El quinto año de Harry en Hogwarts empieza movidito incluso antes de que den comienzo las clases, ya que deberá usar la magia —algo que va contra las leyes del ministerio— para defenderse a él y a su primo del ataque de los dementores. Después del ataque y a la espera de se lo acuse del delito, será trasladado por un grupo de amigos —entre los que están Remus Lupin y Ojoloco Moody— hasta el hogar de Sirius Black, ya que aunque públicamente nadie crea que Voldemort ha regresado —recordemos el final del anterior episodio—, hay un grupo de magos, llamados la Orden del Fénix, que sí que lo creen y que están trabajando para que todo el mundo lo sepa y evitar que el señor del mal se haga más fuerte de lo que ya es. Con todo esto, tras salvarse de los pelos de ser acusado por utilizar magia siendo menor, Harry deberá hacer frente al último mal que azota Hogwarts, Dolores Umbridge, la nueva profesora de Defensa contra las Artes Oscuras, pero también fiel trabajadora del ministerio, que pretende controlar a los alumnos con normas cada vez más estrictas y absurdas. Por suerte, Harry no estará solo en esta tarea, y además de poder contar con Ron y Hermione, habrá un grupo que irá creciendo de alumnos que se unirán para hacerle frente a la vez que aprenden todo aquello que Umbridge se niega a enseñarles.
Llegados al quinto episodio —y décimo artículo casi seguido sobre los libros y las pelis de Harry Potter— lo cierto es que empiezo a tener la sensación de que me repito, pero es que las cosas son como son. De la misma manera que sucede con el libro, la quinta entrega cinematográfica del mago más famoso del mundo tiene dos principales fallos que le complican la vida respecto a entregas anteriores: el estancamiento de la saga y la deriva hacia el cine adolescente y no tan fantástico. En lo primero nos vemos obligados de afirmar que, sin ninguna sorpresa, la trama, si bien puede resultar interesante como una extrapolación de los autoritarismos, lo cierto es que se queda en los hechos y no nos sorprende en cuanto a ambientación fantástica, como sí que sucedía con las precedentes, dejando a un lado esa sensación mágica de que la fantasía nos puede ofrecer todo cuanto podamos imaginar.
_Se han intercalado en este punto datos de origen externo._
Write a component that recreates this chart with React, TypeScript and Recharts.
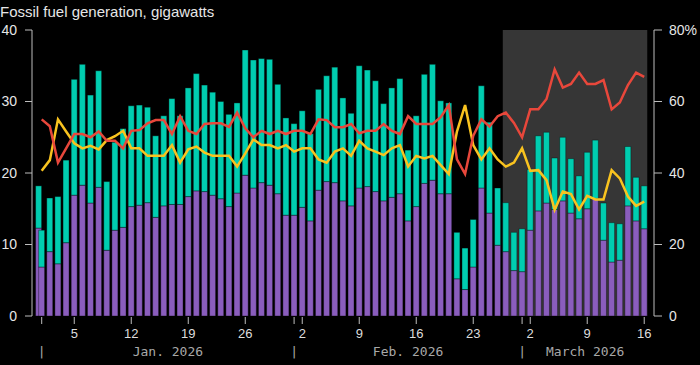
import React from "react";
import {
  ComposedChart,
  Bar,
  Line,
  XAxis,
  YAxis,
  ReferenceArea,
} from "recharts";

// Day index: 0 = Jan 1 2026 ... 74 = Mar 16 2026
const coalGen = [
  6.85, 9.0, 7.3, 10.25, 16.9, 18.3, 15.8, 18.0, 9.2, 12.0, 12.4, 15.3, 15.5, 15.85, 13.8, 15.4,
  15.6, 15.6, 16.7, 17.5, 17.4, 16.9, 16.4, 15.3, 17.2, 19.7, 17.9, 18.65, 18.3, 17.1, 14.1,
  14.1, 15.2, 13.3, 17.6, 18.8, 18.65, 16.1, 15.4, 17.9, 18.1, 17.4, 16.1, 16.6, 17.1, 13.3,
  15.3, 18.55, 19.0, 17.1, 17.1, 5.2, 3.7, 6.85, 17.9, 14.4, 9.9, 9.0, 6.35,
  6.2, 12.0, 14.7, 15.8, 14.9, 16.1, 14.4, 13.6, 15.0, 16.4, 10.6, 7.55, 7.8, 15.4, 13.3, 12.2,
];
const totalGen = [
  12.0, 16.5, 16.7, 21.8, 33.1, 35.2, 30.9, 34.3, 18.8, 24.3, 26.2, 29.4, 29.5, 29.2, 25.2, 28.0,
  30.4, 28.0, 31.9, 33.9, 32.3, 31.3, 30.0, 28.2, 29.8, 37.2, 35.8, 36.0, 35.9, 32.4, 27.7,
  26.9, 28.7, 25.5, 31.7, 33.6, 34.8, 30.5, 28.35, 35.0, 34.4, 32.9, 29.7, 31.9, 33.2, 23.2,
  28.0, 33.8, 35.2, 30.1, 29.8, 11.7, 9.5, 13.5, 32.2, 27.1, 17.9, 15.85, 11.7,
  12.2, 20.5, 25.2, 25.7, 22.1, 25.0, 22.0, 19.6, 22.9, 24.6, 15.8, 13.05, 12.9, 23.7, 19.4, 18.2,
];
const redPct = [
  55.0, 53.1, 42.9, 46.9, 50.9, 50.9, 50.0, 51.6, 49.0, 49.0, 46.9, 51.8, 52.0, 53.9, 54.8, 54.8,
  50.9, 55.9, 51.8, 50.9, 53.7, 53.9, 53.9, 52.9, 56.9, 52.5, 50.0, 51.8, 50.9, 51.8, 50.9,
  51.8, 51.8, 50.9, 55.0, 54.8, 52.8, 52.8, 53.7, 51.1, 51.8, 51.8, 53.7, 51.8, 50.9, 55.9,
  53.7, 53.7, 53.7, 55.6, 59.0, 43.8, 39.7, 50.4, 55.0, 53.0, 55.9, 56.9, 54.0,
  50.0, 57.8, 57.8, 60.7, 69.0, 63.9, 64.9, 68.1, 64.9, 64.9, 66.0, 57.8, 59.7, 64.6, 68.1, 66.9,
];
const yellowPct = [
  40.6, 43.6, 55.0, 51.6, 48.3, 46.9, 47.6, 46.6, 49.2, 50.3, 51.8, 46.9, 46.9, 44.8, 44.8, 44.8,
  47.8, 42.9, 46.6, 47.4, 45.7, 44.8, 44.8, 44.8, 41.8, 45.5, 49.4, 47.8, 47.8, 46.9, 47.8,
  46.0, 46.9, 46.9, 43.8, 42.9, 46.0, 46.9, 44.8, 49.0, 46.9, 46.0, 45.0, 46.9, 47.8, 41.8,
  44.8, 44.1, 44.8, 42.2, 39.7, 51.6, 59.0, 47.8, 43.8, 46.9, 43.8, 41.8, 42.9,
  46.9, 40.6, 40.8, 38.0, 29.7, 34.8, 34.1, 29.8, 33.6, 32.6, 32.6, 40.8, 38.5, 33.4, 30.8, 32.0,
];
// Dec 31 2025 (day -1), drawn nudged inside the frame as in the original
const dec31Total = 18.2;
const dec31Coal = 12.3;

const dayTicks = [0, 4, 11, 18, 25, 31, 32, 39, 46, 53, 59, 60, 67, 74];
const dayTickLabels = ["", "5", "12", "19", "26", "", "2", "9", "16", "23", "", "2", "9", "16"];
const monthStarts = [0, 31, 59];
const monthNames = ["Jan. 2026", "Feb. 2026", "March 2026"];
const lastDay = 74;

const DOMAIN: [number, number] = [-1.19, 75.2];
const EDGE_SHIFT = 0.63;
const shadeStart = 56.63;
const shadeEnd = 74.37;

const rows: any[] = [
  { d: -1, edgeCoal: dec31Coal, edgeGas: +(dec31Total - dec31Coal).toFixed(2) },
  ...totalGen.map((t, i) => ({
    d: i,
    coal: coalGen[i],
    gas: +(t - coalGen[i]).toFixed(2),
    red: redPct[i],
    yellow: yellowPct[i],
  })),
];

const monthMids = monthStarts.map(
  (s, i) => (s + (i + 1 < monthStarts.length ? monthStarts[i + 1] : lastDay + 0.5)) / 2
);
const allXTicks = Array.from(new Set([...dayTicks, ...monthMids])).sort((a, b) => a - b);

const SANS = '"Liberation Sans", Arial, sans-serif';
const MONO = '"DejaVu Sans Mono", monospace';
const TEAL = "#00cdb0";
const PURPLE = "#8a5dbd";
const RED = "#e8473b";
const YELLOW = "#f9c31f";
const AXIS = "#bdbdbd";

function XTick(props: any) {
  const { x, y, payload } = props;
  const v = payload?.value;
  const di = dayTicks.indexOf(v);
  const mi = monthMids.indexOf(v);
  const si = monthStarts.indexOf(v);
  return (
    <g>
      {di >= 0 && (
        <line x1={x} x2={x} y1={y + 1} y2={y + 8} stroke={AXIS} strokeWidth={1} />
      )}
      {di >= 0 && dayTickLabels[di] !== "" && (
        <text x={x} y={y + 22} textAnchor="middle" fill="#dddddd" fontSize={13} fontFamily={SANS}>
          {dayTickLabels[di]}
        </text>
      )}
      {si >= 0 && (
        <text x={x} y={y + 40} textAnchor="middle" fill="#a8a8a8" fontSize={13} fontFamily={MONO}>
          |
        </text>
      )}
      {mi >= 0 && (
        <text x={x} y={y + 40} textAnchor="middle" fill="#a8a8a8" fontSize={13} fontFamily={MONO}>
          {monthNames[mi]}
        </text>
      )}
    </g>
  );
}

export default function App() {
  return (
    <div
      style={{
        position: "absolute",
        left: 0,
        top: 0,
        width: 700,
        height: 365,
        background: "#000",
        overflow: "hidden",
      }}
    >
      <div
        style={{
          position: "absolute",
          left: 0,
          top: 4,
          fontFamily: SANS,
          fontSize: 15,
          lineHeight: "15px",
          color: "#e6e6e6",
          whiteSpace: "nowrap",
        }}
      >
        Fossil fuel generation, gigawatts
      </div>
      <ComposedChart
        width={700}
        height={365}
        data={rows}
        margin={{ top: 30, right: 0, bottom: 0, left: 0 }}
      >
        <XAxis
          xAxisId="main"
          type="number"
          dataKey="d"
          domain={DOMAIN}
          allowDataOverflow
          ticks={allXTicks}
          interval={0}
          axisLine={false}
          tickLine={false}
          tickSize={0}
          tickMargin={0}
          height={49}
          tick={<XTick />}
        />
        <XAxis
          xAxisId="edge"
          type="number"
          dataKey="d"
          hide
          height={0}
          domain={[DOMAIN[0] - EDGE_SHIFT, DOMAIN[1] - EDGE_SHIFT]}
          allowDataOverflow
        />
        <YAxis
          yAxisId="left"
          domain={[0, 40]}
          ticks={[0, 10, 20, 30, 40]}
          width={32}
          axisLine={{ stroke: AXIS }}
          tickLine={{ stroke: AXIS }}
          tickSize={7}
          tickMargin={8}
          tick={{ fill: "#e6e6e6", fontSize: 14, fontFamily: SANS }}
        />
        <YAxis
          yAxisId="right"
          orientation="right"
          domain={[0, 80]}
          ticks={[0, 20, 40, 60, 80]}
          width={46}
          tickFormatter={(v: number) => (v === 80 ? "80%" : String(v))}
          axisLine={{ stroke: AXIS }}
          tickLine={{ stroke: AXIS }}
          tickSize={8}
          tickMargin={7}
          tick={{ fill: "#e6e6e6", fontSize: 14, fontFamily: SANS, textAnchor: "start" }}
        />
        <ReferenceArea
          xAxisId="main"
          yAxisId="left"
          x1={shadeStart}
          x2={shadeEnd}
          y1={0}
          y2={40}
          fill="#363636"
          fillOpacity={1}
          stroke="none"
        />
        <Bar xAxisId="edge" yAxisId="left" dataKey="edgeCoal" stackId="e" fill={PURPLE} barSize={6} stroke="#000" strokeOpacity={0.45} strokeWidth={0.8} isAnimationActive={false} />
        <Bar xAxisId="edge" yAxisId="left" dataKey="edgeGas" stackId="e" fill={TEAL} barSize={6} stroke="#000" strokeOpacity={0.45} strokeWidth={0.8} isAnimationActive={false} />
        <Bar xAxisId="main" yAxisId="left" dataKey="coal" stackId="m" fill={PURPLE} barSize={6} stroke="#000" strokeOpacity={0.45} strokeWidth={0.8} isAnimationActive={false} />
        <Bar xAxisId="main" yAxisId="left" dataKey="gas" stackId="m" fill={TEAL} barSize={6} stroke="#000" strokeOpacity={0.45} strokeWidth={0.8} isAnimationActive={false} />
        <Line xAxisId="main" yAxisId="right" dataKey="yellow" stroke={YELLOW} strokeWidth={2.5} dot={false} activeDot={false} type="linear" isAnimationActive={false} />
        <Line xAxisId="main" yAxisId="right" dataKey="red" stroke={RED} strokeWidth={2.5} dot={false} activeDot={false} type="linear" isAnimationActive={false} />
      </ComposedChart>
    </div>
  );
}
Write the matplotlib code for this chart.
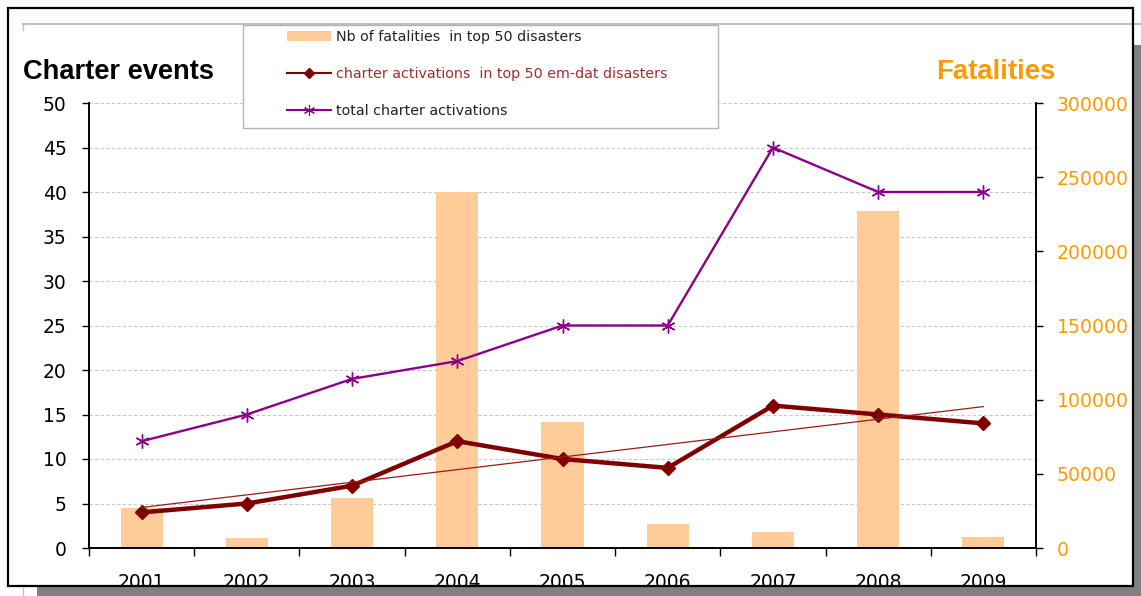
import numpy as np
import matplotlib
matplotlib.use("Agg")
import matplotlib.pyplot as plt
from matplotlib.lines import Line2D
from matplotlib.patches import Rectangle, Patch
from matplotlib.ticker import MultipleLocator

# data
years = ["2001", "2002", "2003", "2004", "2005", "2006", "2007", "2008", "2009"]
fatalities = [27000, 6700, 33700, 240000, 85000, 16200, 10800, 227000, 7400]
top50_activations = [4, 5, 7, 12, 10, 9, 16, 15, 14]
total_activations = [12, 15, 19, 21, 25, 25, 45, 40, 40]

# colours
BAR = "#FFCC99"
DARK_RED = "#800000"
PURPLE = "#8B008B"
ORANGE = "#FF9900"
GRID = "#c8c8c8"

W, H = 1141, 596
fig = plt.figure(figsize=(W / 100, H / 100), dpi=100)


def fx(x):
    return x / W


def fy(y):
    return 1 - y / H


# bars on the fatalities axis (drawn first, right-hand scale)
ax_bar = fig.add_axes([fx(89), fy(548), (1036 - 89) / W, (548 - 103) / H])
x = np.arange(len(years))
ax_bar.bar(x, fatalities, width=0.4, color=BAR, zorder=2)
ax_bar.set_xlim(-0.5, len(years) - 0.5)
ax_bar.set_ylim(0, 300000)

# lines on the charter events axis
ax_line = ax_bar.twinx()
ax_line.yaxis.tick_left()
ax_bar.yaxis.tick_right()

ax_bar.yaxis.set_major_locator(MultipleLocator(50000))
ax_bar.yaxis.set_minor_locator(MultipleLocator(30000))
ax_bar.yaxis.remove_overlapping_locs = False
ax_bar.tick_params(axis="y", which="minor", length=0,
                   labelleft=False, labelright=False)
ax_bar.tick_params(axis="y", which="major", direction="out", length=5,
                   width=1, pad=10, labelsize=13.6, labelcolor=ORANGE,
                   left=False, labelleft=False, right=True, labelright=True)
ax_bar.grid(axis="y", which="minor", ls=(0, (3, 2)), color=GRID, lw=0.8)
ax_bar.set_axisbelow(True)

# category boundaries carry the tick marks, years sit between them
ax_bar.set_xticks(np.arange(-0.5, len(years), 1.0))
ax_bar.set_xticklabels([])
ax_bar.set_xticks(x, minor=True)
ax_bar.set_xticklabels(years, minor=True)
ax_bar.tick_params(axis="x", which="major", direction="out", length=6, width=1)
ax_bar.tick_params(axis="x", which="minor", length=0, pad=18, labelsize=13.5)
ax_bar.spines["top"].set_visible(False)
for s in ("left", "right", "bottom"):
    ax_bar.spines[s].set_linewidth(1.2)

ax_line.set_ylim(0, 50)
ax_line.yaxis.set_major_locator(MultipleLocator(5))
ax_line.tick_params(axis="y", direction="out", length=5, width=1, pad=11,
                    labelsize=13.5, right=False, labelright=False)
ax_line.spines["top"].set_visible(False)
for s in ("left", "right", "bottom"):
    ax_line.spines[s].set_linewidth(1.2)

ax_line.plot(x, total_activations, color=PURPLE, lw=1.7,
             marker=(6, 2, 0), ms=10, mec=PURPLE, mew=1.0, zorder=3)
ax_line.plot(x, top50_activations, color=DARK_RED, lw=3.2,
             marker="D", ms=7.5, mec=DARK_RED, zorder=4)

# linear trend of the top-50 activations
coef = np.polyfit(x, top50_activations, 1)
ax_line.plot(x, np.polyval(coef, x), color="#9B1B1B", lw=0.9, zorder=5)

# axis titles
fig.text(fx(23), fy(72), "Charter events", fontsize=19.6, fontweight="bold",
         family="Liberation Sans", ha="left", va="center")
fig.text(fx(1056), fy(72), "Fatalities", fontsize=19.8, fontweight="bold",
         family="Liberation Sans", color=ORANGE, ha="right", va="center")

# legend box
fig.add_artist(Rectangle((fx(243), fy(128)), (718 - 243) / W, (128 - 25) / H,
                         transform=fig.transFigure, fc="white",
                         ec="#b4b4b4", lw=1, zorder=14))
handles = [
    Patch(fc=BAR, ec="none"),
    Line2D([0], [0], color=DARK_RED, lw=1.5, marker="D", ms=5),
    Line2D([0], [0], color=PURPLE, lw=1.5, marker=(6, 2, 0), ms=8, mew=0.8),
]
labels = ["Nb of fatalities  in top 50 disasters",
          "charter activations  in top 50 em-dat disasters",
          "total charter activations"]
leg = fig.legend(handles, labels, loc="upper left",
                 bbox_to_anchor=(fx(287), fy(30)), frameon=False,
                 borderpad=0, borderaxespad=0, handlelength=3.1,
                 handletextpad=0.35, labelspacing=1.6,
                 prop={"size": 10.3})
leg.set_zorder(15)
leg.get_texts()[0].set_color("#222222")
leg.get_texts()[1].set_color("#A52A2A")
leg.get_texts()[2].set_color("#222222")

# light grey chart-area edge at the top
fig.add_artist(Line2D([fx(23), 1], [fy(24), fy(24)], transform=fig.transFigure,
                      color="#c0c0c0", lw=1.5, zorder=13))
fig.add_artist(Line2D([fx(23), fx(23)], [fy(24), fy(30)],
                      transform=fig.transFigure, color="#c0c0c0", lw=1,
                      zorder=13))

# outer frame with drop shadow
fig.add_artist(Rectangle((0, 0), 1, fy(587), transform=fig.transFigure,
                         fc="white", ec="none", zorder=19))
fig.add_artist(Rectangle((fx(37), 0), (W - 37) / W, fy(587),
                         transform=fig.transFigure, fc="#808080", ec="none",
                         zorder=20))
fig.add_artist(Rectangle((fx(1134), 0), (W - 1134) / W, fy(45),
                         transform=fig.transFigure, fc="#808080", ec="none",
                         zorder=20))
fig.add_artist(Line2D([fx(23), fx(23)], [0, fy(588)],
                      transform=fig.transFigure, color="#c0c0c0", lw=1,
                      zorder=20))
fig.add_artist(Rectangle((fx(8), fy(586)), (1133 - 8) / W, (586 - 8) / H,
                         transform=fig.transFigure, fill=False, ec="black",
                         lw=1.6, zorder=21))

fig.savefig("out.png", dpi=100)
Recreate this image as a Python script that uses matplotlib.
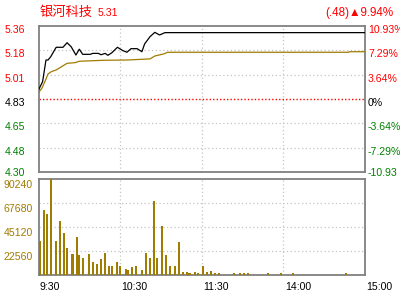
import matplotlib
matplotlib.use("Agg")
import matplotlib.pyplot as plt
from matplotlib.transforms import ScaledTranslation, blended_transform_factory

plt.rcParams['font.family'] = ['Liberation Sans', 'DejaVu Sans']

# --- data ---
stock_name = '银河科技'
last_price = '5.31'
change_text = '(.48)▲9.94%'
prev_close = 4.83
pct_ticks = [10.93, 7.29, 3.64, 0, -3.64, -7.29, -10.93]
price_labels = ['5.36', '5.18', '5.01', '4.83', '4.65', '4.48', '4.30']
pct_labels = ['10.93%', '7.29%', '3.64%', '0%', '-3.64%', '-7.29%', '-10.93']

# minutes since 9:30 (trading minutes, 240 total)
time_ticks = [0, 60, 120, 180, 240]
time_labels = ['9:30', '10:30', '11:30', '14:00', '15:00']

price_min = [0, 3, 5.5, 7, 9, 13, 18, 21, 24, 27.5, 30, 32.5, 38, 40, 44, 46, 49,
             51, 54, 58, 62, 65, 68, 72.5, 76, 78, 82, 85.5, 89, 93, 240]
price = [4.895, 4.955, 5.112, 5.112, 5.136, 5.204, 5.204, 5.237, 5.208, 5.148, 5.19,
         5.153, 5.153, 5.16, 5.16, 5.15, 5.16, 5.146, 5.165, 5.204, 5.18, 5.168,
         5.194, 5.194, 5.172, 5.228, 5.281, 5.312, 5.293, 5.31, 5.31]

avg_min = [0, 2.5, 5, 7, 9.5, 13, 17, 21, 27, 30, 48, 65, 82, 85.5, 92, 95, 228, 228.5, 240]
avg_price = [4.876, 4.908, 4.963, 5.011, 5.028, 5.04, 5.064, 5.088, 5.093, 5.103, 5.11,
             5.112, 5.12, 5.141, 5.156, 5.168, 5.168, 5.172, 5.172]

vol_min = [1, 4, 6, 9, 13, 16, 19, 21, 25, 28, 30, 33, 37, 40, 43, 46, 49, 52, 54, 58,
           60, 64, 66, 69, 72, 76, 79, 82, 85, 87, 91, 94, 97, 100, 103, 106, 109, 111,
           115, 117, 121, 124, 127, 130, 133, 144, 148, 151, 154, 169, 178, 187, 226]
volume = [32000, 61400, 57300, 90240, 32000, 50800, 39500, 25400, 19700, 35700, 18800,
          16000, 19700, 12200, 10300, 15000, 20700, 8500, 8500, 12200, 8500, 5600, 4700,
          7500, 8500, 4700, 20700, 16000, 69600, 16000, 46100, 18800, 8500, 8500, 31000,
          2800, 2800, 1900, 2800, 1900, 8500, 2800, 3800, 1900, 1900, 1900, 2000, 2000,
          2000, 2000, 2000, 2000, 2000]
vol_ticks = [22560, 45120, 67680, 90240]

RED = '#ff0000'
GREEN = '#008000'
GOLD = '#a07c00'
GRID = '#c4c4c4'
FRAME = '#808080'

price_ticks = [prev_close * (1 + p / 100) for p in pct_ticks]
tick_colors = [RED if p > 0 else ('black' if p == 0 else GREEN) for p in pct_ticks]

fig = plt.figure(figsize=(4, 3), dpi=100)
ax1 = fig.add_axes([38.5 / 400, 1 - 172 / 300, 326.5 / 400, 146 / 300])
ax2 = fig.add_axes([38.5 / 400, 1 - 275.3 / 300, 326.5 / 400, 96 / 300])

def down(px):
    return ScaledTranslation(0, -px / 100, fig.dpi_scale_trans)

for ax in (ax1, ax2):
    ax.set_xlim(0, 240)
    ax.set_xticks([])
    ax.set_yticks([])
    for s in ax.spines.values():
        s.set_color(FRAME)
        s.set_linewidth(1.3)
    for t in time_ticks[1:-1]:
        ax.axvline(t, color=GRID, lw=0.9, ls=(0, (1, 2)), zorder=0)

# price panel
ax1.set_ylim(price_ticks[-1], price_ticks[0])
for v, p in zip(price_ticks[1:-1], pct_ticks[1:-1]):
    if p == 0:
        ax1.axhline(v, color=RED, lw=1.0, ls=(0, (1, 1.5)), zorder=1)
    else:
        ax1.axhline(v, color=GRID, lw=0.9, ls=(0, (1, 2)), zorder=0)
ax1.plot(avg_min, avg_price, color=GOLD, lw=0.9, zorder=3)
ax1.plot(price_min, price, color='black', lw=0.9, zorder=4)

left_tr = blended_transform_factory(fig.transFigure, ax1.transData)
right_tr = blended_transform_factory(fig.transFigure, ax1.transData)
for i, (v, lab, pl, c) in enumerate(zip(price_ticks, price_labels, pct_labels, tick_colors)):
    off = 1 if i == len(price_ticks) - 1 else 4
    ax1.text(5 / 400, v, lab, color=c, fontsize=7.6, ha='left', va='center',
             transform=left_tr + down(off), clip_on=False)
    ax1.text(368 / 400, v, pl, color=c, fontsize=7.6, ha='left', va='center',
             transform=right_tr + down(off), clip_on=False)

# volume panel
ax2.bar(vol_min, volume, width=1.5, color=GOLD, zorder=3)
ax2.set_ylim(0, vol_ticks[-1])
for v in vol_ticks[:-1]:
    ax2.axhline(v, color=GRID, lw=0.9, ls=(0, (1, 2)), zorder=0)
vol_tr = blended_transform_factory(fig.transFigure, ax2.transData)
for v in vol_ticks:
    ax2.text(4 / 400, v, str(v), color=GOLD, fontsize=7.6, ha='left', va='center',
             transform=vol_tr + down(6), clip_on=False)

time_tr = blended_transform_factory(ax2.transData, fig.transFigure)
for t, lab in zip(time_ticks, time_labels):
    ax2.text(t, 1 - 286.5 / 300, lab, fontsize=7.6, color='black', ha='left', va='center',
             transform=time_tr + ScaledTranslation(1.5 / 100, 0, fig.dpi_scale_trans),
             clip_on=False)

# header
fig.text(40 / 400, 1 - 12.5 / 300, stock_name, color=RED, fontsize=9.5, ha='left', va='center',
         family=['Noto Sans CJK SC', 'DejaVu Sans'])
fig.text(98 / 400, 1 - 12.5 / 300, last_price, color=RED, fontsize=7.6, ha='left', va='center')
fig.text(393 / 400, 1 - 13 / 300, change_text, color=RED, fontsize=8.4, ha='right', va='center')

fig.savefig('out.png', dpi=100)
Por otro lado, tenemos esa necesidad —seguramente procedente del estudio y la productora— de hacer películas enfocadas a un público más adolescente, de aquellos que van solos al cine, para competir con otras franquicias de aquel entonces que estaban empezando a copar el público. Ambos elementos hacen que la cinta, con el tiempo, no sea tan infalible y perfecta como La piedra filosofal, y cueste de ver incluso por aquellos que la disfrutamos cuando se estreno.

Dejando esto al margen, la cinta se mantiene en el nivel de calidad habitual de la franquicia, con unos efectos especiales decentes, una dirección aceptable —David Yates se estrena como director en Harry Potter, algo que lo llevaría hasta la actualidad con las tres entregas de Animales fantásticos— y un reparto que, como siempre, brilla con luz propia. Además de los habituales, hay algunas incorporación interesante como Natalia Tena como Nymphadora Tonks y Helena Bonham Carter como Bellatrix Lestrange, la que realmente se lleva la palma en un papel que borda y consigue captar la esencia del personaje literario es Imelda Staunton en el papel de Dolores Umbridge, que resulta tan perfecto que uno cree que fue escrito pensando en ella.
Así pues, salvando los grandes obstáculos y las más que notables diferencias con el libro —algo inevitable teniendo en cuenta que es el más extenso pero es una de las pelis más breves—, lo cierto es que se trata de una entrega que aguanta el ritmo de las anteriores, y que a la vez sirve como puente entre lo que había sido la saga de Harry Potter hasta ahora y lo que será en el futuro, de cuya deriva hablaremos más adelante. No es de las mejores, pero tampoco es de las peores, se deja ver en general y solo cuando se habla de los sentimientos de sus personajes es cuando es más difícil de digerir, algo inevitable en una franquicia tan larga y cuyo público objetivo tiene —o tenía, ya no lo sé— unos gustos tan cuestionables.